I knew then that she would make the adventure even better.

And as a bonus, according to something Thea read about how dating is like bird-breeding, three or four women (a "flock") are much more approachable than two solos ("lovebirds") or a group of five or more (a "gaggle"). [Ok, I made some of those labels up. Let's pretend that none of the A-Team ever reads anything about dating, ok? I think that would be better for all involved.]

Anyway... the three of us trekked downtown to the entirely pedestrian cobblestone alley near the Goldman Sachs building (at 85 Broad Street). (It has a name, but I can't remember it.) We had no idea what we were getting ourselves into, and were prepared for anything. Except maybe for what we got.

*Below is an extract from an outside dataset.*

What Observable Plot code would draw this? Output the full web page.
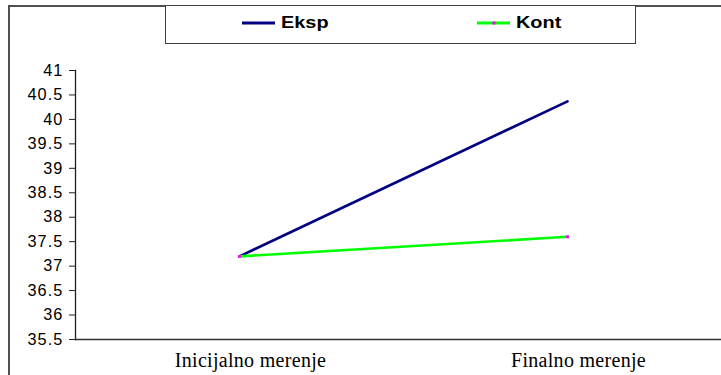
<!DOCTYPE html>
<html>
<head>
<meta charset="utf-8">
<script src="https://cdn.jsdelivr.net/npm/d3@7"></script>
<script src="https://cdn.jsdelivr.net/npm/@observablehq/plot@0.6"></script>
<style>
  html, body { margin: 0; padding: 0; background: #fff; overflow: hidden; }
  #wrap { position: relative; width: 721px; height: 375px; }
  #frame { position: absolute; left: 8px; top: 5px; width: 760px; height: 420px;
           border-left: 2px solid #505050; border-top: 2px solid #505050; box-sizing: border-box; }
  #legend { position: absolute; left: 165px; top: 5px; width: 471px; height: 39px;
            border: 1.5px solid #404040; box-sizing: border-box; background: #fff;
            font-family: "Liberation Sans", Arial, sans-serif; font-weight: bold; font-size: 17px; color: #000; }
  .item { position: absolute; top: 7px; display: flex; align-items: center; }
  .item svg { margin-right: 6px; }
  .item span { display: inline-block; transform: scaleX(1.17); transform-origin: left center; }
  #chart { position: absolute; left: 0; top: 0; }
  #chart g[aria-label="y-axis tick label"] text { letter-spacing: 1.1px; }
  #chart g[aria-label="x-axis tick label"] text { letter-spacing: 0.3px; }
</style>
</head>
<body>
<div id="wrap">
  <div id="chart"></div>
  <div id="frame"></div>
  <div id="legend"></div>
</div>
<script>
const categories = ["Inicijalno merenje", "Finalno merenje"];
const seriesNames = ["Eksp", "Kont"];
const eksp = [37.2, 40.37];
const kont = [37.2, 37.6];
const yTicks = [35.5, 36, 36.5, 37, 37.5, 38, 38.5, 39, 39.5, 40, 40.5, 41];
const colors = ["#000080", "#00ff00"];

const data = [];
categories.forEach((c, i) => {
  data.push({cat: c, series: "Eksp", value: eksp[i]});
  data.push({cat: c, series: "Kont", value: kont[i]});
});

const plot = Plot.plot({
  width: 721,
  height: 375,
  marginLeft: 75,
  marginTop: 70,
  marginBottom: 36,
  marginRight: 0,
  style: {background: "transparent", overflow: "hidden"},
  x: {type: "point", domain: categories, range: [75, 731], padding: 0.5},
  y: {domain: [35.5, 41], range: [339, 70]},
  color: {domain: seriesNames, range: colors},
  marks: [
    Plot.frame({anchor: "left", stroke: "#202020", strokeWidth: 1.3}),
    Plot.ruleY([35.5], {stroke: "#303030", strokeWidth: 1.3}),
    Plot.axisY({ticks: yTicks, tickSize: 6, tickPadding: 6, tickFormat: d => String(d),
                fontSize: 16.3, fontFamily: "Liberation Sans, Arial, sans-serif", fill: "#000", stroke: "#202020", label: null}),
    Plot.axisX({tickSize: 0, tickPadding: 13, dx: 11, fontSize: 20, fontFamily: "Liberation Serif, Times New Roman, serif", fill: "#000", label: null}),
    Plot.line(data, {x: "cat", y: "value", z: "series", stroke: "series", strokeWidth: 2.6}),
    Plot.dot(data.filter(d => d.series === "Kont"), {x: "cat", y: "value", symbol: "square", r: 1.6, fill: "#ff00ff"})
  ]
});
document.getElementById("chart").appendChild(plot);

const legend = document.getElementById("legend");
const legendPos = [76, 311];
seriesNames.forEach((s, i) => {
  const d = document.createElement("div");
  d.className = "item";
  d.style.left = legendPos[i] + "px";
  d.innerHTML = `<svg width="33" height="6"><line x1="0" y1="3" x2="33" y2="3" stroke="${colors[i]}" stroke-width="3"/>` +
    (i === 1 ? `<rect x="15.5" y="1.5" width="3" height="3" fill="#ff00ff"/>` : "") + `</svg><span>${s}</span>`;
  legend.appendChild(d);
});
</script>
</body>
</html>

Now, ok, when your objective is to meet guys in suits, and you go downtown, you've already met your goal just by getting off the subway at Wall Street. So maybe we should have been a little more specific in our objective, saying instead that we wanted to meet non-judgmental, non-skanky, non-sleezy guys in suits who are actually going to give us the time of day without our having to fling ourselves onto them like bugs into a spiderweb. That might have produced better results.

In the past year of adventures, though, I've learned a lot about expectations and "results." You'll remember how Thea and I had gone out repeatedly with the express purpose of meeting guys, and then feeling like we weren't cute enough or trendy enough or [insert your own insecurity here] enough to get the attention of the guys around us. So this time, I went in with a completely different tactic: I was just going to enjoy two of my friends getting to know each other. I was going to stay in the moment and not wander off in my imagination about what the cute guy in the purple shirt halfway across the room would make me for breakfast on our honeymoon in Antigua. And most of all, I was just going to have fun with these two outrageous women.

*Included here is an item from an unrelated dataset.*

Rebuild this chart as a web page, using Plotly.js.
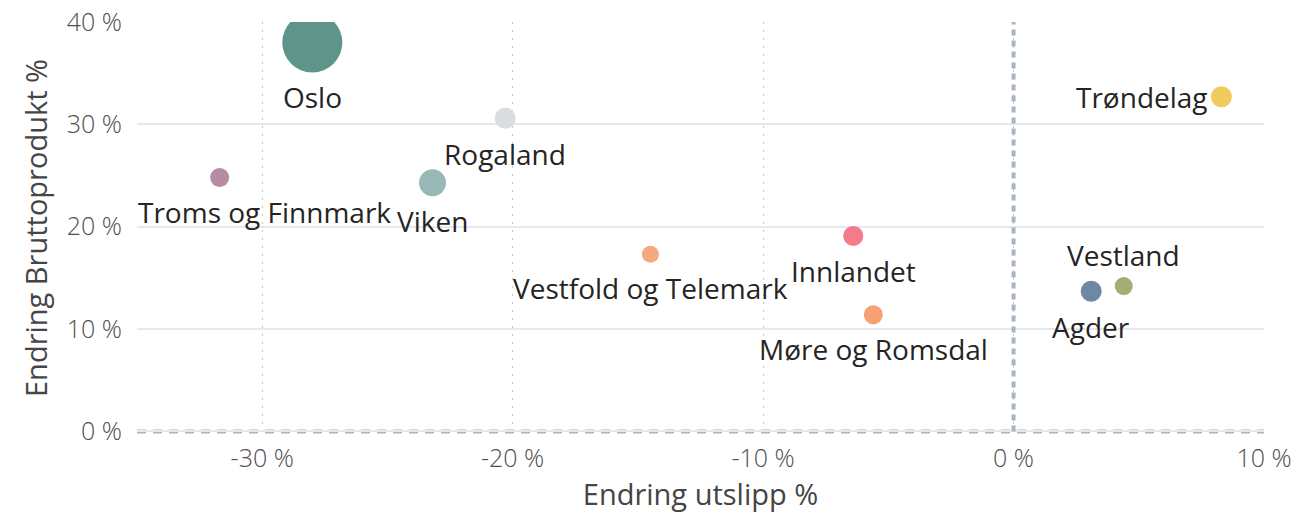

And you know what? It totally worked. I had an EXCELLENT time, despite the fact that all the guys there sucked. It's sad but true. We were drowning in a sea of six-guys-to-every-gal, most of whom were my type (i.e., suity) and NOT ONE struck me as attractive. It was kind of creepy. But it didn't matter. I had my girls. I was laughing my ass off about how Keri was voted "best hair" in junior high and Thea was voted "most optimistic." (I think I was voted "smartest but loneliest"... sigh.) Truly, I didn't even notice the guys around us -- except for Tighty McShirttington, who had clearly put on some weight since he bought that outfit in college... last year, and Nosey McIpod, who wanted to know what song I was playing for the girls that was making them give me looks of delight mixed with sheer confusion. (It was Space Taxi. Follow the link and you'll probably make the same face.)

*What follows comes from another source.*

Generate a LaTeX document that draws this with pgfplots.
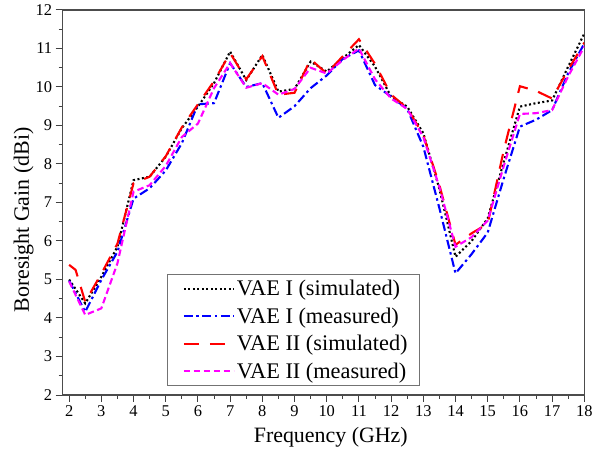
\documentclass[border=0pt]{standalone}
\usepackage{pgfplots}
\pgfplotsset{compat=1.18}
\usepackage{fontspec}
\setmainfont{Liberation Serif}
\definecolor{mblue}{RGB}{0,0,255}
\definecolor{mred}{RGB}{255,0,0}
\definecolor{mmag}{RGB}{255,0,255}
\begin{document}
\begin{tikzpicture}
\begin{axis}[
  at={(62.7bp,57bp)}, anchor=south west,
  scale only axis, width=521.6bp, height=385bp,
  xmin=1.8, xmax=18, ymin=2, ymax=12,
  xtick={2,3,...,18}, ytick={2,3,...,12},
  minor x tick num=1, minor y tick num=1,
  tick pos=left, tick align=outside,
  major tick length=7bp, minor tick length=4bp,
  every tick/.style={black!75, line width=1bp},
  axis line style={black!70, line width=1.2bp},
  /pgf/number format/assume math mode=true,
  ticklabel style={font=\fontsize{16.5}{18}\selectfont},
  xlabel={Frequency (GHz)}, ylabel={Boresight Gain (dBi)},
  label style={font=\fontsize{22}{24}\selectfont},
  xlabel style={at={(axis description cs:0.514,-0.109)}, anchor=center},
  ylabel style={at={(axis description cs:-0.075,0.4545)}, anchor=center},
  legend style={at={(0.199,0.023)}, anchor=south west, draw=black!55, line width=0.8bp,
    font=\fontsize{22.4}{24}\selectfont, row sep=6.5bp, inner xsep=9.5bp, inner ysep=4bp},
  legend cell align=left,
  legend image code/.code={\path[draw=none,fill=none] (0bp,-1bp) rectangle (1bp,1bp); \draw[#1] (7.5bp,0bp) -- (57.5bp,0bp);},
  every axis plot/.append style={line width=2.1bp},
]
\addplot[black, dash pattern=on 2bp off 2.5bp] coordinates {
(2,5.0) (2.5,4.38) (3,5.07) (3.5,5.85) (4,7.58) (4.5,7.67) (5,8.19) (5.5,8.93)
(6,9.49) (6.5,10.1) (7,10.92) (7.5,10.18) (8,10.83) (8.5,9.88) (9,9.95) (9.5,10.66)
(10,10.4) (10.5,10.75) (11,11.09) (11.5,10.53) (12,9.75) (12.5,9.49) (13,8.8) (13.5,7.35)
(14,5.59) (14.5,6.0) (15,6.59) (15.5,8.06) (16,9.49) (16.5,9.58) (17,9.65) (17.5,10.53) (18,11.39)};
\addlegendentry{VAE I (simulated)}
\addplot[mblue, dash pattern=on 9bp off 3.5bp on 2.5bp off 3.5bp] coordinates {
(2,4.97) (2.5,4.16) (3,4.99) (3.5,5.72) (4,7.1) (4.5,7.37) (5,7.83) (5.5,8.54)
(6,9.55) (6.5,9.58) (7,10.62) (7.5,10.0) (8,10.1) (8.5,9.2) (9,9.5) (9.5,9.97)
(10,10.3) (10.5,10.73) (11,10.95) (11.5,10.05) (12,9.75) (12.5,9.43) (13,8.45) (13.5,6.85)
(14,5.16) (14.5,5.66) (15,6.22) (15.5,7.63) (16,8.97) (16.5,9.15) (17,9.4) (17.5,10.36) (18,11.13)};
\addlegendentry{VAE I (measured)}
\addplot[mred, dash pattern=on 15bp off 11bp] coordinates {
(2,5.38) (2.2,5.25) (2.5,4.42) (3,5.15) (3.5,5.93) (4,7.5) (4.5,7.67) (5,8.2) (5.5,8.95)
(6,9.55) (6.5,10.15) (7,10.88) (7.5,10.2) (8,10.8) (8.5,9.8) (9,9.85) (9.5,10.72)
(10,10.35) (10.5,10.8) (11,11.24) (11.5,10.6) (12,9.8) (12.5,9.45) (13,8.75) (13.5,7.45)
(14,5.9) (14.5,6.2) (15,6.45) (15.5,8.36) (16,10.02) (16.5,9.9) (17,9.7) (17.5,10.45) (18,11.15)};
\addlegendentry{VAE II (simulated)}
\addplot[mmag, dash pattern=on 6.5bp off 3.5bp] coordinates {
(2,4.95) (2.5,4.08) (3,4.25) (3.5,5.42) (4,7.28) (4.5,7.45) (5,7.95) (5.5,8.7)
(6,9.05) (6.5,9.97) (7,10.62) (7.5,9.98) (8,10.1) (8.5,9.8) (9,9.95) (9.5,10.5)
(10,10.35) (10.5,10.7) (11,11.0) (11.5,10.2) (12,9.7) (12.5,9.43) (13,8.7) (13.5,7.4)
(14,5.85) (14.5,6.1) (15,6.53) (15.5,7.95) (16,9.3) (16.5,9.32) (17,9.4) (17.5,10.28) (18,11.05)};
\addlegendentry{VAE II (measured)}
\end{axis}
\pgfresetboundingbox
\useasboundingbox (0,0) rectangle (602bp,452bp);
\end{tikzpicture}
\end{document}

And the guys didn't suck for not talking to us. They sucked because (and again, I didn't really pick up on this as much as Thea and Keri did) they were undressing us in their heads before smiling. They were less interested in meeting people and more interested in parading around like peacocks. They were just kind of gross. And one guy (truly the suckiest) actually BENT OVER so he could check out Thea's ass. Then he said to her, in a heretofore irresistible Australian accent (which he may have ruined last night for the entire country going forward) "You've really worn out those jeans" (or something equally appalling), to which Coolheaded Thea responded, "That is a completely inappropriate thing to say to me!" (Lucky for me, it happened to Thea, because, knowing my great skill at speaking when upset, I probably would have just shouted back "I'm not married!")

After a couple of drinks (and far too many naked-in-their-heads encounters), we had had enough, and went to get some food. But instead of subjecting ourselves to further Wall Street Bleck, we went back to the East Village and ate Thai food and told each other stories. Excellent stories.

And I fell a little bit deeper in love with life.

I really didn't want the night to end, so when I got home, I fell asleep in my clothes, just as a tribute. Of course it was intentional. Why would you even ask that?